Axum Empire
History

Axum Empire

Professor Atlas Reed
History Editor
33 views 3 min read Jul 7, 2026

Overview

Rising from the northern Ethiopian highlands in the early centuries CE, the Kingdom of Aksum fused African and South-Arabian traditions into a dynamic commercial and cultural force. Its rulers commanded armies across the Red Sea, minted gold and silver coins that circulated from India to Spain, and erected monolithic stelae whose engineering still puzzles archaeologists. At its zenith (3rd–7th centuries CE) Aksum controlled territories stretching from the Nubian frontier to the Yemenite highlands, channeling ivory, frankincense, and African captives toward Mediterranean and Persian Gulf markets.

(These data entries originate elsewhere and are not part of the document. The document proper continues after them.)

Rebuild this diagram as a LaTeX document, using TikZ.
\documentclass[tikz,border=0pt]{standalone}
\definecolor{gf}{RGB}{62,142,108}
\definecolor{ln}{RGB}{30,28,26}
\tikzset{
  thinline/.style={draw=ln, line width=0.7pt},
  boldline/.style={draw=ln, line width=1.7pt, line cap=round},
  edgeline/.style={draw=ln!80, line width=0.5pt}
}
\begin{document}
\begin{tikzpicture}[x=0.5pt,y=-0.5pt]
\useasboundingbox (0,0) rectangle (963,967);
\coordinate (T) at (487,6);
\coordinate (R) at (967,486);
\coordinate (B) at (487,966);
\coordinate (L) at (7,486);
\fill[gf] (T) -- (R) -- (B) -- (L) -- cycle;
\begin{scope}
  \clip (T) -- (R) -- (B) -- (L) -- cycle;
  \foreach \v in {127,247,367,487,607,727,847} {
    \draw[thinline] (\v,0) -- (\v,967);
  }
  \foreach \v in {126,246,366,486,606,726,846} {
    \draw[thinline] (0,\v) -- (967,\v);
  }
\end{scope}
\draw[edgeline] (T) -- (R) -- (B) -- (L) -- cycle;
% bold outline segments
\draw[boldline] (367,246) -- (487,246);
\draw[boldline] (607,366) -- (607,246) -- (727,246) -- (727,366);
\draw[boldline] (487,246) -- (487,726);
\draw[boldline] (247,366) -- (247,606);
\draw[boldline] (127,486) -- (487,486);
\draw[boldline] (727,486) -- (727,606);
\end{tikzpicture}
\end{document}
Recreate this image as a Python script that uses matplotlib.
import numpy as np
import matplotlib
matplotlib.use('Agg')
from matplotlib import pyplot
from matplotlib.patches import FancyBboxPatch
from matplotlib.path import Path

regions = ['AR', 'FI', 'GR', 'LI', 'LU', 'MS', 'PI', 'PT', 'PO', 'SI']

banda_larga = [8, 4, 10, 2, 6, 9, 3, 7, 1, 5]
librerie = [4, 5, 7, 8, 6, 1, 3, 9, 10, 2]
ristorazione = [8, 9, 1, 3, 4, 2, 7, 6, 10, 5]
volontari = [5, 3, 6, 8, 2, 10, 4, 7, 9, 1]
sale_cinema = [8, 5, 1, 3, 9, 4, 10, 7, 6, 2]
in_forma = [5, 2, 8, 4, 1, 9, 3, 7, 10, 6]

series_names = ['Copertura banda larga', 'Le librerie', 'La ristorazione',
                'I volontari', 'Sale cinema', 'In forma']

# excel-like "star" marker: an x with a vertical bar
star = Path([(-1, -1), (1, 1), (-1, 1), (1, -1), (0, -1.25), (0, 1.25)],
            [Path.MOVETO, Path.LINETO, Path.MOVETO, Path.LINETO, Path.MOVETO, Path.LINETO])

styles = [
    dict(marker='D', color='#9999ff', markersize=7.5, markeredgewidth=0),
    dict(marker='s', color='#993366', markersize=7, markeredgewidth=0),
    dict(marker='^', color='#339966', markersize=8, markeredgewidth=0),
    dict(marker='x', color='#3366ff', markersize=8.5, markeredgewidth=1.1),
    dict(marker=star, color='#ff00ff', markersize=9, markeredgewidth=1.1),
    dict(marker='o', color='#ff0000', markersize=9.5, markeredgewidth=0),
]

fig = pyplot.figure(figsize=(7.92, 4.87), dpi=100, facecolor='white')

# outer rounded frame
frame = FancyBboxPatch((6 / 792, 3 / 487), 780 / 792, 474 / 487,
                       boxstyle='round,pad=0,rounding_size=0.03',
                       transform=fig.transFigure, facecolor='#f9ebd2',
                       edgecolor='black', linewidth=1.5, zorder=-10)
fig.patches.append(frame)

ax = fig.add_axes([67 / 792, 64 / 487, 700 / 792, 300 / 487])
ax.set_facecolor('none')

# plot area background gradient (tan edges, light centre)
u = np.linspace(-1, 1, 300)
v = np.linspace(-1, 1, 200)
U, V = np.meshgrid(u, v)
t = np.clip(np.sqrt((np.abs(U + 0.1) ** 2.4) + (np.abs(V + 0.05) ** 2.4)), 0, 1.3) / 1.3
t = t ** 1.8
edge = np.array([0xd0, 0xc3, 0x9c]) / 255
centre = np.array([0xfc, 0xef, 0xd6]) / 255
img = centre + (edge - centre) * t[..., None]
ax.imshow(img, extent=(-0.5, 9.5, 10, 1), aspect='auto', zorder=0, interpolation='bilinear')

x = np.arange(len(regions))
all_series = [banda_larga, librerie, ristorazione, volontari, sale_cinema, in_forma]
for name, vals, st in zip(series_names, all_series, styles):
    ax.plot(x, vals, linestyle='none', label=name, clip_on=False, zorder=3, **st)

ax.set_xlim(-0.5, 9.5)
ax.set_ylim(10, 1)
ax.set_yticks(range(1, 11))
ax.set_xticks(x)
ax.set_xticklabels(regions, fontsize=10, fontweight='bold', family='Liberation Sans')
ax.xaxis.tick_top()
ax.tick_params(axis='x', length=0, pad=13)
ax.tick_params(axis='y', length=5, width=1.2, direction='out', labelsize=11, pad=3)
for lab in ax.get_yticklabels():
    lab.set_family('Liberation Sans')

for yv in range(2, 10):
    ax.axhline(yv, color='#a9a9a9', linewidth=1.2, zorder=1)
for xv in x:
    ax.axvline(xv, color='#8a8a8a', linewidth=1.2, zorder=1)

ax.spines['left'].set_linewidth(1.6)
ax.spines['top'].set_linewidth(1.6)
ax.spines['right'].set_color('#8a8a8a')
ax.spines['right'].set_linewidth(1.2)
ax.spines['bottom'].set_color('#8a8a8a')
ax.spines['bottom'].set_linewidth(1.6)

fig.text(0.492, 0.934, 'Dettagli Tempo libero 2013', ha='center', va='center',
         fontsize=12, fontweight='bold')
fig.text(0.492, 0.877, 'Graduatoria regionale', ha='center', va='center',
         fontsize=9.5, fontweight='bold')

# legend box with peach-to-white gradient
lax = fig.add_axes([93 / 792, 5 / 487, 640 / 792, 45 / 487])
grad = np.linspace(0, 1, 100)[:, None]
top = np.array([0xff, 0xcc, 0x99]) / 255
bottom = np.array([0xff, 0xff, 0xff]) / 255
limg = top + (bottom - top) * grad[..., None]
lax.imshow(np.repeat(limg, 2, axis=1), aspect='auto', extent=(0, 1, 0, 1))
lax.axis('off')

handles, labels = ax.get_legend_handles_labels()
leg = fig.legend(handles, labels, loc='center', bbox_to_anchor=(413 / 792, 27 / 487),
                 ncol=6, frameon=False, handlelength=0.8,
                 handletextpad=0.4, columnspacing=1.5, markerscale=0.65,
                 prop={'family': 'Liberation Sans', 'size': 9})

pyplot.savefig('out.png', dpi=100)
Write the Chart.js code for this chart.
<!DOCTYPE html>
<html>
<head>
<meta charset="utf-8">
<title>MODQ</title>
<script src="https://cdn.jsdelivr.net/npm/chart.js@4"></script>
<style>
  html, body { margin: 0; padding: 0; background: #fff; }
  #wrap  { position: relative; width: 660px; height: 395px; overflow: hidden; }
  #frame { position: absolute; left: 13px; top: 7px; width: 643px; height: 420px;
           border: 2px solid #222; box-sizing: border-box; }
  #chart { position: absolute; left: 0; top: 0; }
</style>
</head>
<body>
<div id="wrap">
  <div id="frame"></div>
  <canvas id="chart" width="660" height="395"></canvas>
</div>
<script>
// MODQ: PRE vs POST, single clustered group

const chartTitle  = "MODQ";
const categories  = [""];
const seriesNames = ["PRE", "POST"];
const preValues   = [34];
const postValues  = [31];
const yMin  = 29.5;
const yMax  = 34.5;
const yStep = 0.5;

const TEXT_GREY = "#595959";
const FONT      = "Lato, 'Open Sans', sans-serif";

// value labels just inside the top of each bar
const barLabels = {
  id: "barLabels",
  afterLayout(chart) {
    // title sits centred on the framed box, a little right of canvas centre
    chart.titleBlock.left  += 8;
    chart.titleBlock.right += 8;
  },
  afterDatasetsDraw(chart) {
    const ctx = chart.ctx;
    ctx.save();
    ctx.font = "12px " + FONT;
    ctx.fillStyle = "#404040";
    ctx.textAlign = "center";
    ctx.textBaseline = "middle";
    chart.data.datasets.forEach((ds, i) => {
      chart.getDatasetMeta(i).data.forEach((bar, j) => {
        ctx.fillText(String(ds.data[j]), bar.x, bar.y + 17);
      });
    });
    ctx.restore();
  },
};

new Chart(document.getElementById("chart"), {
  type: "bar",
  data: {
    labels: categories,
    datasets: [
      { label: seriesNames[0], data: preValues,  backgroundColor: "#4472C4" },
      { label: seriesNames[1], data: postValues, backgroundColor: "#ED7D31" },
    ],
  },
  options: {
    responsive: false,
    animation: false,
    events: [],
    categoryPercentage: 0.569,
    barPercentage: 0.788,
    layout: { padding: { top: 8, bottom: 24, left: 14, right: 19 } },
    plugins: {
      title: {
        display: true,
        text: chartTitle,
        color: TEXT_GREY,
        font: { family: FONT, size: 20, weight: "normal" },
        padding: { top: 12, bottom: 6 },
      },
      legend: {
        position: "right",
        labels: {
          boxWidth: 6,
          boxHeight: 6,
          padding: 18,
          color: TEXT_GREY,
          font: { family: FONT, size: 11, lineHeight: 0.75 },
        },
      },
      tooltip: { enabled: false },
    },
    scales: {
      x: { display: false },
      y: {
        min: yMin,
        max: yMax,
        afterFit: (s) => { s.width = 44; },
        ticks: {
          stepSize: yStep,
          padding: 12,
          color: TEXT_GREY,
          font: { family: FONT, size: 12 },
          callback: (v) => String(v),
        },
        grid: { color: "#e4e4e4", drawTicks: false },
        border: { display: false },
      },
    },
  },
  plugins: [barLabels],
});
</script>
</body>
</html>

Aksum’s adoption of Christianity around 340 CE under King Ezana forged a national church whose liturgy in Geʿez, the kingdom’s written language, still underpins modern Ethiopian Orthodoxy. Long-distance trade, monumental architecture, and a literate court elite gave Aksum a profile more akin to contemporary Rome or Persia than to stereotypical “sub-Saharan” polities, challenging outdated notions of African isolation.

History/Background

Aksum emerges archaeologically atop the earlier Dʿmt polity (c. 8th–5th c. BCE) and Sabaean commercial colonies. By the 1st century CE, the port of Adulis (near modern Massawa) linked the highland capital to Roman Egypt and India; the Periplus of the Erythraean Sea already lists “Zoskales” of Aksum as a shrewd merchant king. Under kings Endubis (c. 270–300) and Ezana (fl. 320s–360s) the realm expanded into Sudanese Alodia and Yemen, using a fleet of sewn-plank vessels and war elephants.

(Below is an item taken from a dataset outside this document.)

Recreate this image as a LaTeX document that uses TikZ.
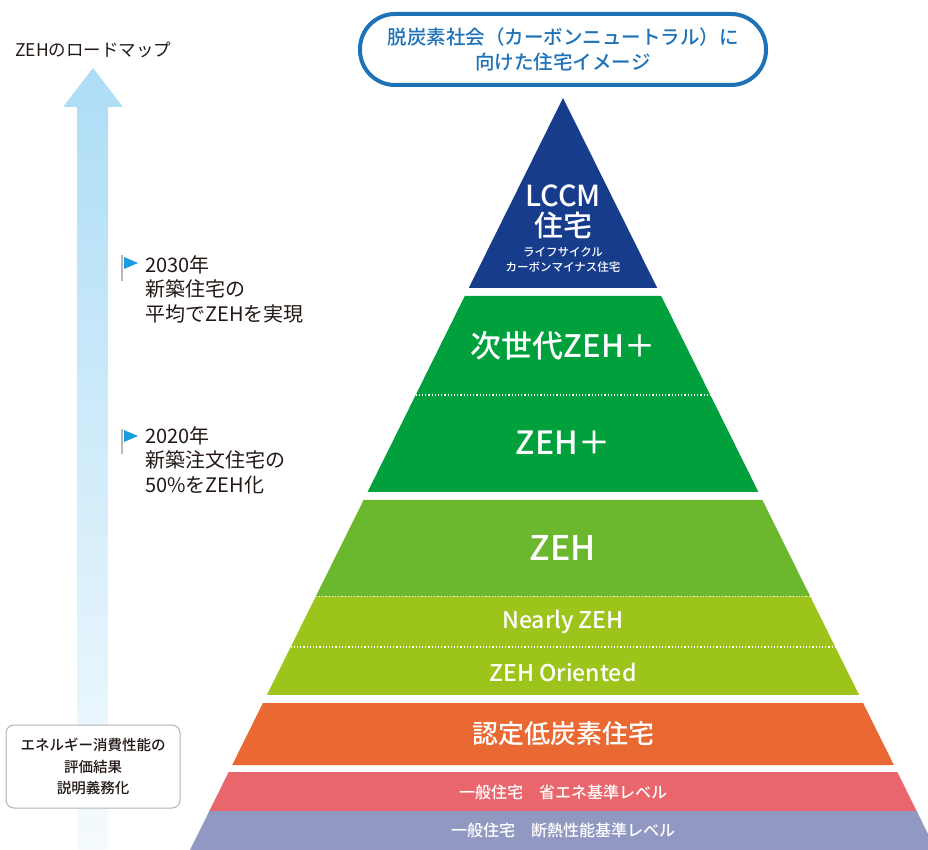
\documentclass[tikz,border=0pt]{standalone}
\usepackage{fontspec}
\setmainfont{Noto Sans CJK JP}[BoldFont={Noto Sans CJK JP Medium}]
\usepackage{tikz}
\usetikzlibrary{calc}
\definecolor{lccmcolore}{HTML}{173C8C}
\definecolor{zehpluscolore}{HTML}{00A03C}
\definecolor{zehcolore}{HTML}{6BB72E}
\definecolor{nearlycolore}{HTML}{9DC41A}
\definecolor{lowcarboncolore}{HTML}{EA6933}
\definecolor{savingcolore}{HTML}{E8666C}
\definecolor{insulcolore}{HTML}{9199C3}
\definecolor{titlebluecolore}{HTML}{1E72B8}
\definecolor{arrowcolore}{HTML}{ADDDF6}
\definecolor{flagcolore}{HTML}{1B9BE0}
\definecolor{inkcolore}{HTML}{231815}
\colorlet{lccmcolor}{lccmcolore}
\colorlet{zehpluscolor}{zehpluscolore}
\colorlet{zehcolor}{zehcolore}
\colorlet{nearlycolor}{nearlycolore}
\colorlet{lowcarboncolor}{lowcarboncolore}
\colorlet{savingcolor}{savingcolore}
\colorlet{insulcolor}{insulcolore}
\colorlet{titlebluecolor}{titlebluecolore}
\colorlet{arrowcolor}{arrowcolore}
\colorlet{flagcolor}{flagcolore}
\colorlet{inkcolor}{inkcolore}
\tikzstyle{bandlabel} =[
    text=white,
    font=\bfseries,
    align=center,
    inner sep=0pt
    ]
\tikzstyle{sidenote} =[
    text=inkcolor,
    align=left,
    anchor=west,
    inner sep=0pt,
    font=\fontsize{20}{24.5}\selectfont
    ]
\tikzstyle{titlepill} = [
    draw=titlebluecolor,
    text=titlebluecolor,
    line width=4pt,
    rounded corners=35pt,
    minimum width=406pt,
    minimum height=71pt,
    align=center,
    font=\fontsize{19.5}{25}\selectfont\bfseries
    ]
\tikzstyle{dutybox} = [
    draw=gray!60,
    fill=white,
    line width=1pt,
    rounded corners=8pt,
    minimum width=174pt,
    minimum height=83pt,
    align=center,
    text=inkcolor,
    font=\fontsize{14.5}{21.5}\selectfont\bfseries
    ]
\tikzstyle{sepline} = [
    white,
    dotted,
    line width=1.2pt
    ]
% one band of the pyramid, from y=#1 down to y=#2
\newcommand{\pyrband}[3]{%
  \fill[#3] ($(apex)!{(#1-98)/752}!(baseL)$) -- ($(apex)!{(#2-98)/752}!(baseL)$)
    -- ($(apex)!{(#2-98)/752}!(baseR)$) -- ($(apex)!{(#1-98)/752}!(baseR)$) -- cycle;}
\newcommand{\pyrsep}[1]{%
  \draw[sepline] ($(apex)!{(#1-98)/752}!(baseL)$) -- ($(apex)!{(#1-98)/752}!(baseR)$);}

\begin{document}
\begin{tikzpicture}[x=1pt,y=-1pt]
\useasboundingbox (0,0) rectangle (928,850);
\coordinate (apex) at (563,98);
\coordinate (baseL) at (190,850);
\coordinate (baseR) at (936,850);

% roadmap arrow
\shade[top color=arrowcolor, bottom color=arrowcolor!12]
    (93,68) -- (123,107) -- (108,107) -- (108,850) -- (77,850) -- (77,107) -- (63,107) -- cycle;
\node[anchor=west, inner sep=0pt, text=inkcolor, font=\fontsize{17.5}{20}\selectfont] (roadmap) at (15,50) {ZEHのロードマップ};

% milestones
\draw[gray!55, line width=2.5pt] (122,255) -- (122,281);
\fill[flagcolor] (124,257) -- (138,263) -- (124,269) -- cycle;
\node[sidenote] (goal2030) at (145,289) {2030年\\新築住宅の\\平均でZEHを実現};
\draw[gray!55, line width=2.5pt] (122,429) -- (122,454);
\fill[flagcolor] (124,430) -- (138,436) -- (124,442) -- cycle;
\node[sidenote] (goal2020) at (145,460) {2020年\\新築注文住宅の\\50\%をZEH化};

\node[dutybox] (duty) at (93,766.5) {エネルギー消費性能の\\評価結果\\説明義務化};

% title
\node[titlepill] (vision) at (563,49.5) {脱炭素社会（カーボンニュートラル）に\\向けた住宅イメージ};

% pyramid
\pyrband{98}{288}{lccmcolor}
\pyrband{296}{492}{zehpluscolor}
\pyrband{500}{596}{zehcolor}
\pyrband{596}{695}{nearlycolor}
\pyrband{703}{765}{lowcarboncolor}
\pyrband{772}{811.5}{savingcolor}
\pyrband{811}{850}{insulcolor}
\pyrsep{395}
\pyrsep{596.5}
\pyrsep{647}

\node[bandlabel, font=\fontsize{29}{30.5}\selectfont\bfseries] (lccm) at (563,212) {LCCM\\住宅};
\node[bandlabel, font=\fontsize{11.5}{15.5}\selectfont\bfseries] (lccmsub) at (563,260) {ライフサイクル\\カーボンマイナス住宅};
\node[bandlabel, font=\fontsize{31}{32}\selectfont\bfseries] (nextzeh) at (563,346) {次世代ZEH＋};
\node[bandlabel, font=\fontsize{32}{32}\selectfont\bfseries] (zehplus) at (563,443) {ZEH＋};
\node[bandlabel, font=\fontsize{34}{36}\selectfont\bfseries] (zeh) at (563,548) {ZEH};
\node[bandlabel, font=\fontsize{23}{24}\selectfont\bfseries] (nearly) at (563,622) {Nearly ZEH};
\node[bandlabel, font=\fontsize{23}{24}\selectfont\bfseries] (oriented) at (563,672) {ZEH Oriented};
\node[bandlabel, font=\fontsize{26}{27}\selectfont\bfseries] (lowcarbon) at (563,734) {認定低炭素住宅};
\node[bandlabel, font=\fontsize{16}{18}\selectfont\bfseries] (saving) at (563,792) {一般住宅　省エネ基準レベル};
\node[bandlabel, font=\fontsize{16}{18}\selectfont\bfseries] (insul) at (563,830) {一般住宅　断熱性能基準レベル};
\end{tikzpicture}
\end{document}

Aksum’s Yemenite wars (3rd–6th c.) opened access to Indian Ocean tariffs but also brought conflict with Himyarite Jews and Sasanian Persia. The 7th-century Muslim conquests closed Red Sea routes, while Beja and Bedouin raids sapped royal revenues. Capital shifted south to Kubar (c. 9th c.) and the court fragmented into rival highland kingdoms; yet the Zagwe and later Solomonic dynasties claimed Aksumite descent, preserving its ecclesiastical and imperial traditions.

Key Information

Monetary economy: Aksum was the first sub-Saharan state to mint its own coins—gold, silver, and bronze—bearing kings’ effigies and, after Ezana, the Cross. Hoards found in India and Sri Lanka testify to commercial reach. • Engineering marvels: The 33-m “Great Stele” and other obelisks, carved to resemble multi-storied palaces, weigh over 500 t; quarrying and erecting them required iron tools, timber sledges, and earthen ramps. • Literacy & law: Geʿez, written in a modified South-Arabian script, produced royal inscriptions, land charters, and the 6th-century Aksumite collection of ecclesiastical canons. • Religious pivot: Syrian missionaries Frumentius and Edesius converted King Ezana; the dynasty adopted Christianity decades before Rome’s official toleration, making Ethiopia the second oldest Christian realm after Armenia. • Global diplomacy: Aksum sent embassies to Byzantium (c. 350) and Persia, sheltered early Muslim refugees (615 CE), and received Byzantine gifts of relics and craftsmen, underscoring its intercontinental stature.

Significance

Aksum reshaped Afro-Eurasian networks by funneling African commodities into Mediterranean and Indian circuits, while its coinage offered a stable medium for Red Sea exchange. Its Christianization created a non-Chalcedonian church that insulated Ethiopia from later Islamic expansion yet fostered unique liturgical arts—crosses, illuminated manuscripts, and rock-hewn churches. Architecturally, the stelae anticipate medieval European monoliths, and the 6th-century palace of Taʾakha Maryam reveals basilica-style halls and bath-fed gardens, blending Roman, Arabian, and local motifs.

Modern Ethiopia and Eritrea invoke Aksum as a symbol of African achievement and religious continuity; the Ark of the Covenant tradition at Aksum’s cathedral of St. Mary of Zion links contemporary faith to an imperial past. For historians, Aksum dismantles the myth of Africa lacking complex states, demonstrating instead a literate, maritime empire whose legacy persists in language, faith, and national identity.